WHAT IS NEEDED - Pictures in the entries below are excluded; copy only the lines from the one containing "Write the Plotly code for this chart." to the one containing "Serif, Times New", both included.

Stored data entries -
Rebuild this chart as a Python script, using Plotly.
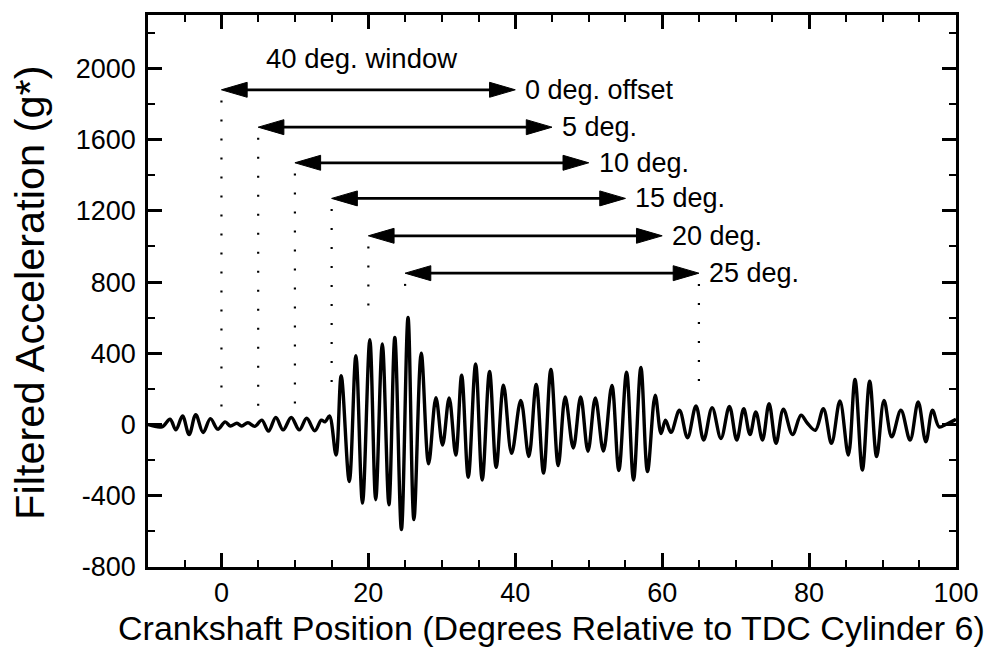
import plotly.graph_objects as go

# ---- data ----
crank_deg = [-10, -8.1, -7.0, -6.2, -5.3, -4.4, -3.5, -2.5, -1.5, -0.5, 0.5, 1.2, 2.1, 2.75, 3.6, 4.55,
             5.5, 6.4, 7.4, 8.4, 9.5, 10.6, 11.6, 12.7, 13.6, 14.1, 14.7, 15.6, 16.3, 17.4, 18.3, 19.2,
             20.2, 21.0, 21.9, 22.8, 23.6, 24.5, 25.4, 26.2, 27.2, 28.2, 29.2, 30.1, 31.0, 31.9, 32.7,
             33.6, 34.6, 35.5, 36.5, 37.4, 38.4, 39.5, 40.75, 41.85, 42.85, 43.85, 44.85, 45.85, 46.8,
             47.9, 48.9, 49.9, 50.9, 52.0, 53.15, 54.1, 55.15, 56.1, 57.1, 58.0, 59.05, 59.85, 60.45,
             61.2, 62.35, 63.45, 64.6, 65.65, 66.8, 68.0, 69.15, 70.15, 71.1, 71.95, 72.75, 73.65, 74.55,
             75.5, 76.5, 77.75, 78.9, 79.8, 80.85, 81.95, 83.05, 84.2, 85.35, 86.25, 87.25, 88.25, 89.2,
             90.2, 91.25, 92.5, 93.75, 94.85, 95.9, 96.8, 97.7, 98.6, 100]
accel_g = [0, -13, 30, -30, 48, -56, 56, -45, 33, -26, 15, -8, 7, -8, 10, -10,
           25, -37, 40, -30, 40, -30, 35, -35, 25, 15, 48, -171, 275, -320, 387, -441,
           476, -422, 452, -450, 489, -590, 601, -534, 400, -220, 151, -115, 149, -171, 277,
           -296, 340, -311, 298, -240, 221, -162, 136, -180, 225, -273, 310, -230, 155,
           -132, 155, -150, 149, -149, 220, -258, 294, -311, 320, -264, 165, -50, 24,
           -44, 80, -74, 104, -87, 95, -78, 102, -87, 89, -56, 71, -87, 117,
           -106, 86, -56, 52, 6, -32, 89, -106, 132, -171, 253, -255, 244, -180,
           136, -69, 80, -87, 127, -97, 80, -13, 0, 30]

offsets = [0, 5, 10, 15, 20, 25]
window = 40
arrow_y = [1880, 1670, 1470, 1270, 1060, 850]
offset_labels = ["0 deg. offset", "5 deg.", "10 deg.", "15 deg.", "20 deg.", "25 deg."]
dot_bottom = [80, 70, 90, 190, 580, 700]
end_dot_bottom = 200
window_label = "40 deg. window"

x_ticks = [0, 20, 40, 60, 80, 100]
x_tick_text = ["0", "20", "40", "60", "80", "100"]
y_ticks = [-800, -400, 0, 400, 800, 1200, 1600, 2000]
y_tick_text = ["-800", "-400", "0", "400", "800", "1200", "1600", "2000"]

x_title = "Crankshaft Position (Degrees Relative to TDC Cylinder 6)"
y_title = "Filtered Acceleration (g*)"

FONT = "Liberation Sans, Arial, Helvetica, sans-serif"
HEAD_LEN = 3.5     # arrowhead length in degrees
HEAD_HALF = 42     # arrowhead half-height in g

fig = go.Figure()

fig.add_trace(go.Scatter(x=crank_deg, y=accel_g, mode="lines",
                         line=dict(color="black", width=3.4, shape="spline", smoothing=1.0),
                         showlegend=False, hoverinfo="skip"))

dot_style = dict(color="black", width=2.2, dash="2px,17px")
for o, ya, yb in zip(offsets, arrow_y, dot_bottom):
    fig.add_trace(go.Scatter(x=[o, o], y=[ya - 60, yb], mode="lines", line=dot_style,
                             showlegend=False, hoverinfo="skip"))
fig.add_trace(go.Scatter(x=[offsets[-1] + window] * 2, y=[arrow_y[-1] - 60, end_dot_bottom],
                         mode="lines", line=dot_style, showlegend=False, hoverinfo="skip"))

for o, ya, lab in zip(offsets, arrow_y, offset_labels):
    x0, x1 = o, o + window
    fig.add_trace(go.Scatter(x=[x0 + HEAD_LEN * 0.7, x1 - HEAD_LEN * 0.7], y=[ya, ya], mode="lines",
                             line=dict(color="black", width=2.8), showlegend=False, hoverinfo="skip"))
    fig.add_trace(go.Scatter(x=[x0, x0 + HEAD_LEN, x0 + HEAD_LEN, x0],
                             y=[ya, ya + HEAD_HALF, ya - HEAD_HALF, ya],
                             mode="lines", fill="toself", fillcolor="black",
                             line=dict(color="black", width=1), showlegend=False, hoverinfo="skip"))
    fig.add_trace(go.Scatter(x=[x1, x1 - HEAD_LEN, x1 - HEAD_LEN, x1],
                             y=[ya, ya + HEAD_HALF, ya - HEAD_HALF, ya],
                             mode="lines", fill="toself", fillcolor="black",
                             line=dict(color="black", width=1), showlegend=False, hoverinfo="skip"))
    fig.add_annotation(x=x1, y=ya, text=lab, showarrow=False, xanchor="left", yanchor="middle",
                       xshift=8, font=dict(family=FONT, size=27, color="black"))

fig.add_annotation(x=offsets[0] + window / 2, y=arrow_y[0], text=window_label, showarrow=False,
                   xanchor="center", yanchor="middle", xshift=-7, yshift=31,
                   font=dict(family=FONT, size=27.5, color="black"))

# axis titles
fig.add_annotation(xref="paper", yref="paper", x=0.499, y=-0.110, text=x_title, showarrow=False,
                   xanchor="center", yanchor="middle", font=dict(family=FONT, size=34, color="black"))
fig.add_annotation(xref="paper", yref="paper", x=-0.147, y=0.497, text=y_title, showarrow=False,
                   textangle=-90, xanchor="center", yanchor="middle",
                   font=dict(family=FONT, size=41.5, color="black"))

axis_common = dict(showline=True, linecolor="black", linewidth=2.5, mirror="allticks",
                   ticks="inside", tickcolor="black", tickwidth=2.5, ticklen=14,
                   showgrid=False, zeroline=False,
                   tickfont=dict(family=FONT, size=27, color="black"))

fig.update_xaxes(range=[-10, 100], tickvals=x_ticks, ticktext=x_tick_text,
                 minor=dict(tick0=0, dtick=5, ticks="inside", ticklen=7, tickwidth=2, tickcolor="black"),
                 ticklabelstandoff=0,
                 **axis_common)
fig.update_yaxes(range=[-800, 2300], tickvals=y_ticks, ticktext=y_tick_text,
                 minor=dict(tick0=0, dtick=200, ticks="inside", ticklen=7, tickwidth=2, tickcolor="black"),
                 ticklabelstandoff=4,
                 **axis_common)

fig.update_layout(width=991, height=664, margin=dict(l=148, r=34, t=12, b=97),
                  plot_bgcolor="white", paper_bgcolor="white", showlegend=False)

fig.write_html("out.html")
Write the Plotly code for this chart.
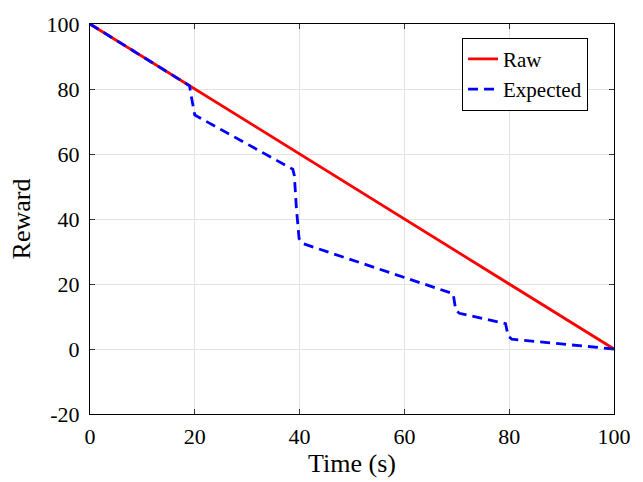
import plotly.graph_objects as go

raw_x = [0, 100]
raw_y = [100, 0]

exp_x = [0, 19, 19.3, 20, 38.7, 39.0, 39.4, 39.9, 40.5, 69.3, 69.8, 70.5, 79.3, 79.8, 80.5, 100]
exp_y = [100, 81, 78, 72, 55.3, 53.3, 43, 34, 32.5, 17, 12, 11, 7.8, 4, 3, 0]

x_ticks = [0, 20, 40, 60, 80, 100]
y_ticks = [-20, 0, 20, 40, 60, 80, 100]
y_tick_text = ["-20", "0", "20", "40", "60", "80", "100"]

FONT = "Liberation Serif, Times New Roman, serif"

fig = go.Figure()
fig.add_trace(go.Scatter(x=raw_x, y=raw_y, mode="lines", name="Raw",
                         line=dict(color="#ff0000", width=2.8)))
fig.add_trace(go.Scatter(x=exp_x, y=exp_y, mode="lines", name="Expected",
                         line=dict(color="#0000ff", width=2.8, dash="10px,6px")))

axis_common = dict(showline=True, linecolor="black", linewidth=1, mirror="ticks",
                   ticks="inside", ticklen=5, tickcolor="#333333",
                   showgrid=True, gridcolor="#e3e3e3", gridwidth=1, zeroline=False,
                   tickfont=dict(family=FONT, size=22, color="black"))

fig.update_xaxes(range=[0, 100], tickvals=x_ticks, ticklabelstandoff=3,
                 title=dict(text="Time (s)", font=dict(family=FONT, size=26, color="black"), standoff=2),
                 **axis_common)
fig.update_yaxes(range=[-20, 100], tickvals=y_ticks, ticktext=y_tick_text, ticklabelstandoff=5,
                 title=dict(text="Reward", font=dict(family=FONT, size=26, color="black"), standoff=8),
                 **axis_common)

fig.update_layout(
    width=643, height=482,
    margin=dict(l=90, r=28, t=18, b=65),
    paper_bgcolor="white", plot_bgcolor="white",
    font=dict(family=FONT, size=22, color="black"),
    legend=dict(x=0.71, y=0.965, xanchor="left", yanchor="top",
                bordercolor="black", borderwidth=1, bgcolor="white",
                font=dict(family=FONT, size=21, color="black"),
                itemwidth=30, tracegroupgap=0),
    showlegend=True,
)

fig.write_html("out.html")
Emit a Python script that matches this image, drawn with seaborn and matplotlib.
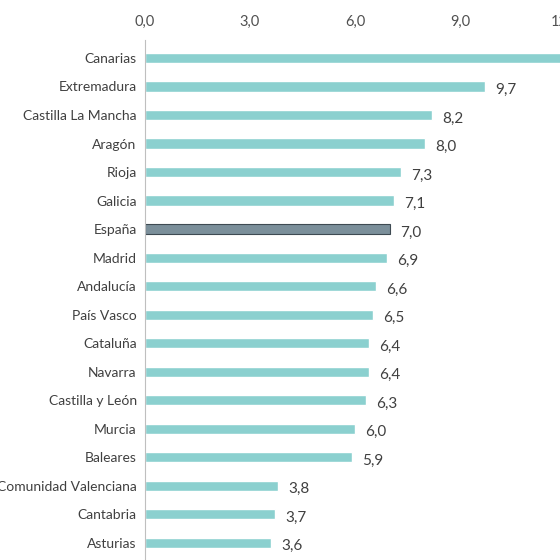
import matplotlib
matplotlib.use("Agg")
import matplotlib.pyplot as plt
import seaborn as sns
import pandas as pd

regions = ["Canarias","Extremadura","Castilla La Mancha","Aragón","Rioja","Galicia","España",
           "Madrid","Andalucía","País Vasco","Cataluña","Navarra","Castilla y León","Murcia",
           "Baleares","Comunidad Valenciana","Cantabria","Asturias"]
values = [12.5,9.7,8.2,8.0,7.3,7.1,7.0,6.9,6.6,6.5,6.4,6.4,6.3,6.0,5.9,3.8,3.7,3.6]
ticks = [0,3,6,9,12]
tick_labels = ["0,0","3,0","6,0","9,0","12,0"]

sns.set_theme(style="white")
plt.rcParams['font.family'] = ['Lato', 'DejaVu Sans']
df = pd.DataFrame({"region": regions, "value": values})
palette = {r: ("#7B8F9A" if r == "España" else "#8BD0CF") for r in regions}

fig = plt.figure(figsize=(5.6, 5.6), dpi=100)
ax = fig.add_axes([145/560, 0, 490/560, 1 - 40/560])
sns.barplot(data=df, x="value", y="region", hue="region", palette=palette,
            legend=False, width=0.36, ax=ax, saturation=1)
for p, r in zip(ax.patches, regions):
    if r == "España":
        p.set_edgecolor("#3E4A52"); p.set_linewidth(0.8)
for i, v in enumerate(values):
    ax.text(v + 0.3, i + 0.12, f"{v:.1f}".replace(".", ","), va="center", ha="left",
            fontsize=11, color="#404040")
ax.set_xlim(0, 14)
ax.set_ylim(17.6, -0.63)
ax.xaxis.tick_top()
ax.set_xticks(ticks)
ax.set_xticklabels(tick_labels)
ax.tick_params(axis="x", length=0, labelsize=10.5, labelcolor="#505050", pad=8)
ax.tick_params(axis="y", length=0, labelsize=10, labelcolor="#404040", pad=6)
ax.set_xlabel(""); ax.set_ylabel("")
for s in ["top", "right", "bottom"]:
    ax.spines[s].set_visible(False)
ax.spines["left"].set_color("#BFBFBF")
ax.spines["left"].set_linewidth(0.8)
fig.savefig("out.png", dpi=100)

OUTPUT FOR THIS TASK -
Write the Plotly code for this chart.
import plotly.graph_objects as go

raw_x = [0, 100]
raw_y = [100, 0]

exp_x = [0, 19, 19.3, 20, 38.7, 39.0, 39.4, 39.9, 40.5, 69.3, 69.8, 70.5, 79.3, 79.8, 80.5, 100]
exp_y = [100, 81, 78, 72, 55.3, 53.3, 43, 34, 32.5, 17, 12, 11, 7.8, 4, 3, 0]

x_ticks = [0, 20, 40, 60, 80, 100]
y_ticks = [-20, 0, 20, 40, 60, 80, 100]
y_tick_text = ["-20", "0", "20", "40", "60", "80", "100"]

FONT = "Liberation Serif, Times New Roman, serif"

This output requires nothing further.